------ Material shown ------
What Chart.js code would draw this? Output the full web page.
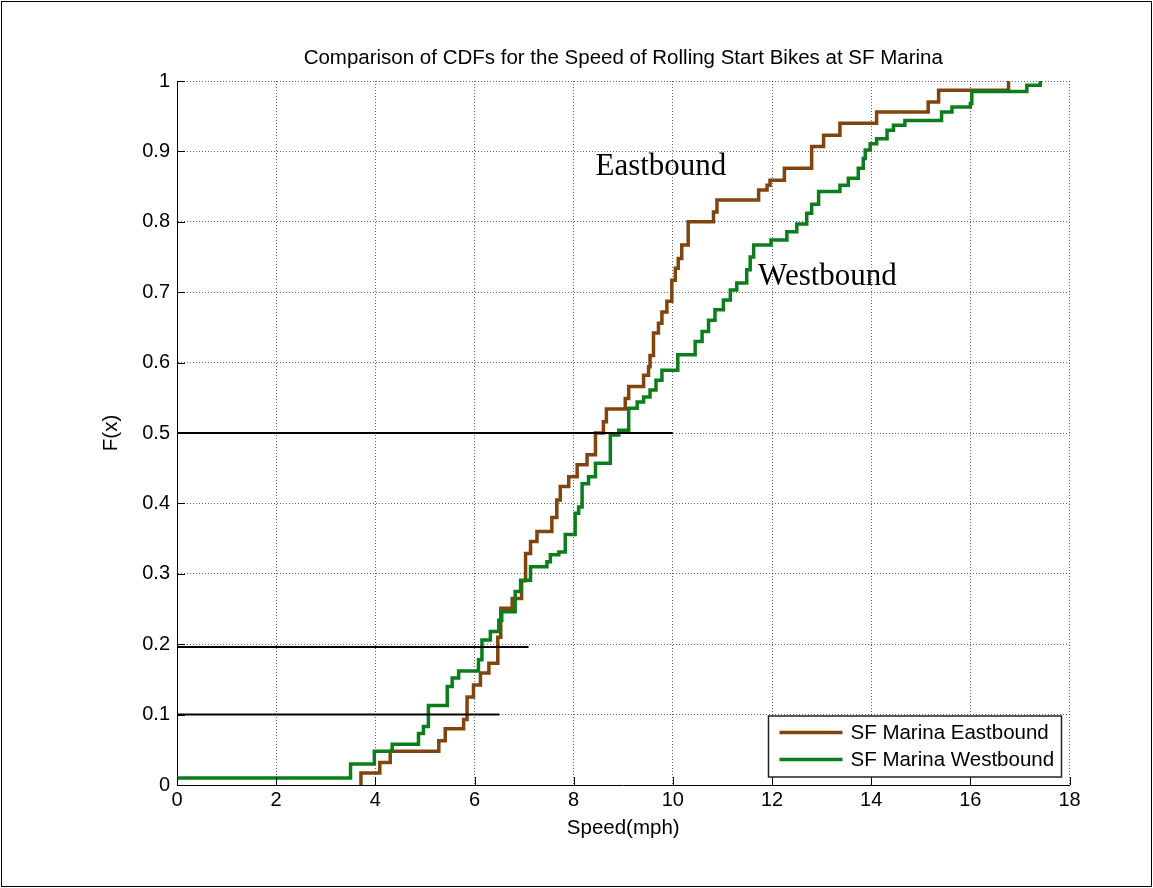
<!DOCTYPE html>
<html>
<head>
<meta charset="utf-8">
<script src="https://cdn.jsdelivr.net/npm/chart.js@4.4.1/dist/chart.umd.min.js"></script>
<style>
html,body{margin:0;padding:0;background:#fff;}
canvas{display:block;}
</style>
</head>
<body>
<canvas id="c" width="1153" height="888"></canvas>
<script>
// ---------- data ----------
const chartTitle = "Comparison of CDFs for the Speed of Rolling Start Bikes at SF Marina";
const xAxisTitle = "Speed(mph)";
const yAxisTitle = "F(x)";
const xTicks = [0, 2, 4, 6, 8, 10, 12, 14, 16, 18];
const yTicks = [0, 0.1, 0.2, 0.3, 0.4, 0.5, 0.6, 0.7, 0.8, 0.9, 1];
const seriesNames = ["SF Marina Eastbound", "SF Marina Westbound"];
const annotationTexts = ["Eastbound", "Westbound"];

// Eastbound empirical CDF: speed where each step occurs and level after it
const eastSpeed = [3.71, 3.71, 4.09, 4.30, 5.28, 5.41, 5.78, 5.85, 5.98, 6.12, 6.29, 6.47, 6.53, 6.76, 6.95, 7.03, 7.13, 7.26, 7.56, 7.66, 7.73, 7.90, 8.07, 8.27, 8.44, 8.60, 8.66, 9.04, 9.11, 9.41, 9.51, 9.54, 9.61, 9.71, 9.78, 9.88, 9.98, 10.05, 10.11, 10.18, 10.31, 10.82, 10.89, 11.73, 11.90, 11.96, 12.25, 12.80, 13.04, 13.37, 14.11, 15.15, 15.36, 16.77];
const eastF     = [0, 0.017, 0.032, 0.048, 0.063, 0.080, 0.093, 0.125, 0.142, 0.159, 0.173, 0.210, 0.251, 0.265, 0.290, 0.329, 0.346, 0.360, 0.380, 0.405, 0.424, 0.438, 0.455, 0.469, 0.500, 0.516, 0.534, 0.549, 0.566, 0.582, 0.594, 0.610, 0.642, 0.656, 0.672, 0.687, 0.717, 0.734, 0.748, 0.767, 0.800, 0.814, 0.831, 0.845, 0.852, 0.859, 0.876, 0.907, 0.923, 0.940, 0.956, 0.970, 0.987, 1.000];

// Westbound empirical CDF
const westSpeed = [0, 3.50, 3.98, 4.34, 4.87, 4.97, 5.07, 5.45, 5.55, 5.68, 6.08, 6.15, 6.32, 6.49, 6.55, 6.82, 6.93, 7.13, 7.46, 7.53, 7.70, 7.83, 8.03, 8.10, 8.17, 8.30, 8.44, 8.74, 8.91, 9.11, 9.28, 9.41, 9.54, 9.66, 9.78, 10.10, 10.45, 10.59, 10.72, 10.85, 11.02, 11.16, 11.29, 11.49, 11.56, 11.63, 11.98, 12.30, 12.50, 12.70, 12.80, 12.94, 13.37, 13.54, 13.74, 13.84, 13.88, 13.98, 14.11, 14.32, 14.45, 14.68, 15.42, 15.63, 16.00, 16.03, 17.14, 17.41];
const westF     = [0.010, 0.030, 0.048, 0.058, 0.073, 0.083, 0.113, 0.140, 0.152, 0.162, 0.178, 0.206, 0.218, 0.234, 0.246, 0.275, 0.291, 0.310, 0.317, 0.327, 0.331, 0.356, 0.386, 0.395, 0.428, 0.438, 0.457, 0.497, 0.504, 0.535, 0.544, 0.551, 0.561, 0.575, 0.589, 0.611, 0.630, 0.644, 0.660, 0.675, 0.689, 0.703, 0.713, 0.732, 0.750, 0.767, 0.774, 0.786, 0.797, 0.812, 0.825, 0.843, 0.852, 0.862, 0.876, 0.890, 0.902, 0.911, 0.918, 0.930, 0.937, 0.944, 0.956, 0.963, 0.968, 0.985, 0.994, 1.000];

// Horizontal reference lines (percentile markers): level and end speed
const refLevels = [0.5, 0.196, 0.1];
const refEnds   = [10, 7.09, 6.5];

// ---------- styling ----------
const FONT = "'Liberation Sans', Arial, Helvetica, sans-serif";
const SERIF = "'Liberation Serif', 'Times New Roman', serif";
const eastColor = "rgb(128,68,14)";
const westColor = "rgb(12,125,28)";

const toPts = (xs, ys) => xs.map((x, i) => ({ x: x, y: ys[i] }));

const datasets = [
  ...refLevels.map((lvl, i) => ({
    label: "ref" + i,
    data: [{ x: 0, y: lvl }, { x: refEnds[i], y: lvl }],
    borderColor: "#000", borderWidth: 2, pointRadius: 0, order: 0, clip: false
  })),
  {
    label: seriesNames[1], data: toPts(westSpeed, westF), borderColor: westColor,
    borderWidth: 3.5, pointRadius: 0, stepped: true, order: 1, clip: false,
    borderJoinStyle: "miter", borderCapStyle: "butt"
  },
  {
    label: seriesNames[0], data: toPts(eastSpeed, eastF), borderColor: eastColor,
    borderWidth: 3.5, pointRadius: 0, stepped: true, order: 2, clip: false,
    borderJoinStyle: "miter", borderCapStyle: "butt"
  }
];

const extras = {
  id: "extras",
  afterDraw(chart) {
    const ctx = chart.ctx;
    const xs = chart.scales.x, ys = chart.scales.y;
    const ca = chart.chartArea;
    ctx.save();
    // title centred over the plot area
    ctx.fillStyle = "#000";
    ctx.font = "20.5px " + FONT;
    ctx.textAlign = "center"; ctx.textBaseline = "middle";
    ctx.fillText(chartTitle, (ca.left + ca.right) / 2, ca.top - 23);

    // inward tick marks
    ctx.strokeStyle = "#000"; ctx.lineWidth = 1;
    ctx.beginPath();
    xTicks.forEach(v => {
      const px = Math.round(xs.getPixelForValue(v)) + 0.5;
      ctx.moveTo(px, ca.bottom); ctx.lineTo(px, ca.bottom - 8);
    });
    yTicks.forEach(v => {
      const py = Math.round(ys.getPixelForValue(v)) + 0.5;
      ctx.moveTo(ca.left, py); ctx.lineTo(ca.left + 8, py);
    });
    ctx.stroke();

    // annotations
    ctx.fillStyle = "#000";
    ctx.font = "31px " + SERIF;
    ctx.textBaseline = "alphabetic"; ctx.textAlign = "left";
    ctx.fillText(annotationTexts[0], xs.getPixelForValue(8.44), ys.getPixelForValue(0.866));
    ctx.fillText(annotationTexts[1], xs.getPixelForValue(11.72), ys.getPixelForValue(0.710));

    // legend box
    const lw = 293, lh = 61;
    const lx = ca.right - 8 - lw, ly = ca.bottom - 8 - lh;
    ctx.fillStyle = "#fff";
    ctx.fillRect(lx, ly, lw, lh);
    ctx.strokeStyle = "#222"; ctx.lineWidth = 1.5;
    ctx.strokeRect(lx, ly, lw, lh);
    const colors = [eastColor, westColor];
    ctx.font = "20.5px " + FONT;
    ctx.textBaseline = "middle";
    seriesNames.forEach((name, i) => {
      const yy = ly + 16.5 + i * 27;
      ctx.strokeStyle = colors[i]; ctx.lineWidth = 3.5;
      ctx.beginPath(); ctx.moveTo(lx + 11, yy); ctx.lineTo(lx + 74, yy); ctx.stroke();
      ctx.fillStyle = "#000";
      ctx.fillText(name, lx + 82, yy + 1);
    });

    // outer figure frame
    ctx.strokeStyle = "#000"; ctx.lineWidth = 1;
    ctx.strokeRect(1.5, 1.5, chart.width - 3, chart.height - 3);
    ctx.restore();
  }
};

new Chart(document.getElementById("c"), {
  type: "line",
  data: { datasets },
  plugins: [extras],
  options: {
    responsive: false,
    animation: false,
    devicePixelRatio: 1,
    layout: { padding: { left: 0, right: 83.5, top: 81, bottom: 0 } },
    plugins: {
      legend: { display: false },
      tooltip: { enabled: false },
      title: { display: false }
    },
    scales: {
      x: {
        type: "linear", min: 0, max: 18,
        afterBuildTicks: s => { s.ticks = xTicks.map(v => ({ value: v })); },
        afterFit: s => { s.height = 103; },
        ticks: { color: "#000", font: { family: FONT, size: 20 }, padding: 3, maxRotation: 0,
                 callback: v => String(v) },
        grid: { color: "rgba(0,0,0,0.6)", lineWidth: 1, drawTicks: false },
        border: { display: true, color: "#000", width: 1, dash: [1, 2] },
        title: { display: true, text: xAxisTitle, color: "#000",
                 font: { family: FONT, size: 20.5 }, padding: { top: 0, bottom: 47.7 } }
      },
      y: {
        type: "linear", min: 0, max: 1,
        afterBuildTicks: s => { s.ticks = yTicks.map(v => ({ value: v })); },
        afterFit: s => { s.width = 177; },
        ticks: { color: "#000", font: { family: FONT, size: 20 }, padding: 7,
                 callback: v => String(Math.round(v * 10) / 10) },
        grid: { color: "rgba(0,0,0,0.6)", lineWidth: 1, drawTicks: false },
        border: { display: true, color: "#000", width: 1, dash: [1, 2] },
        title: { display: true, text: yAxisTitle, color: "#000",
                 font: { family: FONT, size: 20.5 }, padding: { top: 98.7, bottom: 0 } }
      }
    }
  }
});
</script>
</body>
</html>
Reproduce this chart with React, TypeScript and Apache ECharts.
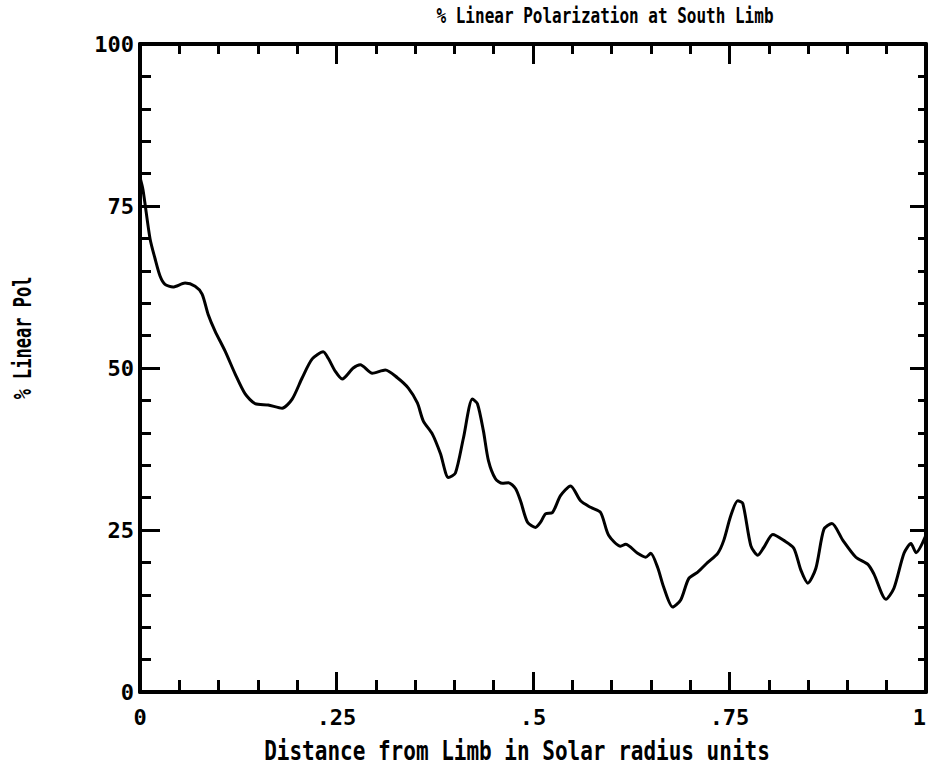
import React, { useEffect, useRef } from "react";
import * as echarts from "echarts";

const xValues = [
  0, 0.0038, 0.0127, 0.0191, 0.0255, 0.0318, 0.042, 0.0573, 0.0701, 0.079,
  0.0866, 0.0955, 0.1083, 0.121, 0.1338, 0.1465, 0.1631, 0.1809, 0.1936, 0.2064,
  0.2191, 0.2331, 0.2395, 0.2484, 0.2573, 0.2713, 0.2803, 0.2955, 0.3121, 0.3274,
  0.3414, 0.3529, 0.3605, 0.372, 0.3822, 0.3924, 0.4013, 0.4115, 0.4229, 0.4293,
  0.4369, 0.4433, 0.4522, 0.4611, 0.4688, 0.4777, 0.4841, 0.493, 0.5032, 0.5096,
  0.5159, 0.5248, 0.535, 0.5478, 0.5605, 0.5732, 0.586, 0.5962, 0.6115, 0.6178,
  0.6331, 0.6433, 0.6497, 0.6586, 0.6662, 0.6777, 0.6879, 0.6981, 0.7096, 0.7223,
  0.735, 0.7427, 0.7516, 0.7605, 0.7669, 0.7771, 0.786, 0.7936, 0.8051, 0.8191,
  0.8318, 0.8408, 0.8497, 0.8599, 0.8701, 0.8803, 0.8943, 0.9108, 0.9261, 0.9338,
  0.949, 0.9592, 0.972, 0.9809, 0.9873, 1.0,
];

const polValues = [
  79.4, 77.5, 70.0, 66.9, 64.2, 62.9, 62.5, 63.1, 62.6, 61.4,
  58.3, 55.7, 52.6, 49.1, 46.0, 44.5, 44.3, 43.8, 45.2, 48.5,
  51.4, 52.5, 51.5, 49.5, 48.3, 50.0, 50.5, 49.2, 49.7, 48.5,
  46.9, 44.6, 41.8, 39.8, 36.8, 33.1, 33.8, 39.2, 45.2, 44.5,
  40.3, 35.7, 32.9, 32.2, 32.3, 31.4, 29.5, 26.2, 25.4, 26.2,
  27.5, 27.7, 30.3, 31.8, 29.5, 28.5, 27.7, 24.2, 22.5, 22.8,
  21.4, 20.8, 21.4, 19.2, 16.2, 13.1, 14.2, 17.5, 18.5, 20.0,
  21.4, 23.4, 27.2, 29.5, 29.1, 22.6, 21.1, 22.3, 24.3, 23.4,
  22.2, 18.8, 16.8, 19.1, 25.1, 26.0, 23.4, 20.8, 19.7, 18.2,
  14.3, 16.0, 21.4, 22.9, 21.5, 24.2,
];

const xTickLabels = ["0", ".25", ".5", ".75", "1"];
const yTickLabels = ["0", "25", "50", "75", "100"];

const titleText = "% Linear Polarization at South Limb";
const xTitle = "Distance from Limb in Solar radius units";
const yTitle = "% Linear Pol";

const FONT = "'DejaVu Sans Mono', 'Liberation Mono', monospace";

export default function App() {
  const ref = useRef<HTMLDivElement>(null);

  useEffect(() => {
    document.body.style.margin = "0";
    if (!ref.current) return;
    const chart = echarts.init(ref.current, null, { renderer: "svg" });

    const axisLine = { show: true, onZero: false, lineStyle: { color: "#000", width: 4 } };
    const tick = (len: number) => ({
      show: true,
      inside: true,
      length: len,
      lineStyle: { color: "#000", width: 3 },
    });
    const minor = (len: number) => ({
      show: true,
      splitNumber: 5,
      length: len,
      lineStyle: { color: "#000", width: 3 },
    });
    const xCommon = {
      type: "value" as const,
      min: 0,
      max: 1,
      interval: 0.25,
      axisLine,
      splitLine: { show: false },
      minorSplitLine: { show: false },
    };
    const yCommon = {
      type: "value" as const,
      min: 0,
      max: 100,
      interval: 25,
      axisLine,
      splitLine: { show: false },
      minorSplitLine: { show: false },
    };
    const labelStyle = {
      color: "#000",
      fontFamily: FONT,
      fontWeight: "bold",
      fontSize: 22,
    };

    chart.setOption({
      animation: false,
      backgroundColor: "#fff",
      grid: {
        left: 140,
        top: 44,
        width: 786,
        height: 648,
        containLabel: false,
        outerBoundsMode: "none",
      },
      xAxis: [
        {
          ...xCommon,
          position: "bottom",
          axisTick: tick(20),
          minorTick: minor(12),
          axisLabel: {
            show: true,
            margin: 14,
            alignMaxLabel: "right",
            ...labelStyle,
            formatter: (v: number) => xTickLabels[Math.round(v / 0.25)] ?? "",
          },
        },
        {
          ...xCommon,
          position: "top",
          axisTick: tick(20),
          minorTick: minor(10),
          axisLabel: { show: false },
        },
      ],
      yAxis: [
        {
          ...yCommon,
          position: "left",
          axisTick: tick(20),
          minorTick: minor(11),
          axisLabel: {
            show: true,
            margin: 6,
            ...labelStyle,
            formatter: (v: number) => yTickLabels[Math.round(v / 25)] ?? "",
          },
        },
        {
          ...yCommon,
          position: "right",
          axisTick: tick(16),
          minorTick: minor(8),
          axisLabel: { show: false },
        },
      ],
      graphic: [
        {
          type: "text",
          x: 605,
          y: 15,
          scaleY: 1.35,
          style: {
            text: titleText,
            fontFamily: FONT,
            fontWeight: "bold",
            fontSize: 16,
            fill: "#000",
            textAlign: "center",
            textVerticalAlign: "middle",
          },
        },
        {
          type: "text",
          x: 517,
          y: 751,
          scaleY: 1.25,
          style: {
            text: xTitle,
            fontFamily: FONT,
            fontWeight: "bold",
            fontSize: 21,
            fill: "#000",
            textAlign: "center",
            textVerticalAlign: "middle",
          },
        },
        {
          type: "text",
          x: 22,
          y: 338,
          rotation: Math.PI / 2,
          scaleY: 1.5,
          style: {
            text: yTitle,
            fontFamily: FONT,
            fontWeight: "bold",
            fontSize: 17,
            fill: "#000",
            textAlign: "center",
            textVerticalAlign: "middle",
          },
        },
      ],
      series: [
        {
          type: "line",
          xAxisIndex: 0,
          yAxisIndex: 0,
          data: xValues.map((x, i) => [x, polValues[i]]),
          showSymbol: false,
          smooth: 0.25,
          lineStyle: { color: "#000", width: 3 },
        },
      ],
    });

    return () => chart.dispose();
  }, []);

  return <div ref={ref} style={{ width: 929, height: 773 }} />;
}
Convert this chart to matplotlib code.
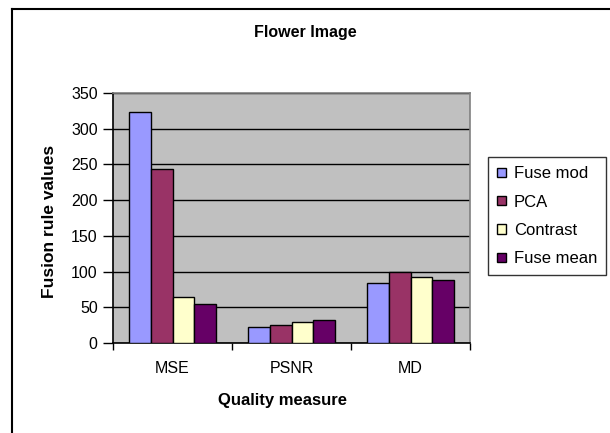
------
**Stated problem**
Repeat only what lies between the start of the data and the end of the line containing "0.970, 0.987, 1.000];", exactly, with pictures left out.

**Result for this task**
What Chart.js code would draw this? Output the full web page.
<!DOCTYPE html>
<html>
<head>
<meta charset="utf-8">
<script src="https://cdn.jsdelivr.net/npm/chart.js@4.4.1/dist/chart.umd.min.js"></script>
<style>
html,body{margin:0;padding:0;background:#fff;}
canvas{display:block;}
</style>
</head>
<body>
<canvas id="c" width="1153" height="888"></canvas>
<script>
// ---------- data ----------
const chartTitle = "Comparison of CDFs for the Speed of Rolling Start Bikes at SF Marina";
const xAxisTitle = "Speed(mph)";
const yAxisTitle = "F(x)";
const xTicks = [0, 2, 4, 6, 8, 10, 12, 14, 16, 18];
const yTicks = [0, 0.1, 0.2, 0.3, 0.4, 0.5, 0.6, 0.7, 0.8, 0.9, 1];
const seriesNames = ["SF Marina Eastbound", "SF Marina Westbound"];
const annotationTexts = ["Eastbound", "Westbound"];

// Eastbound empirical CDF: speed where each step occurs and level after it
const eastSpeed = [3.71, 3.71, 4.09, 4.30, 5.28, 5.41, 5.78, 5.85, 5.98, 6.12, 6.29, 6.47, 6.53, 6.76, 6.95, 7.03, 7.13, 7.26, 7.56, 7.66, 7.73, 7.90, 8.07, 8.27, 8.44, 8.60, 8.66, 9.04, 9.11, 9.41, 9.51, 9.54, 9.61, 9.71, 9.78, 9.88, 9.98, 10.05, 10.11, 10.18, 10.31, 10.82, 10.89, 11.73, 11.90, 11.96, 12.25, 12.80, 13.04, 13.37, 14.11, 15.15, 15.36, 16.77];
const eastF     = [0, 0.017, 0.032, 0.048, 0.063, 0.080, 0.093, 0.125, 0.142, 0.159, 0.173, 0.210, 0.251, 0.265, 0.290, 0.329, 0.346, 0.360, 0.380, 0.405, 0.424, 0.438, 0.455, 0.469, 0.500, 0.516, 0.534, 0.549, 0.566, 0.582, 0.594, 0.610, 0.642, 0.656, 0.672, 0.687, 0.717, 0.734, 0.748, 0.767, 0.800, 0.814, 0.831, 0.845, 0.852, 0.859, 0.876, 0.907, 0.923, 0.940, 0.956, 0.970, 0.987, 1.000];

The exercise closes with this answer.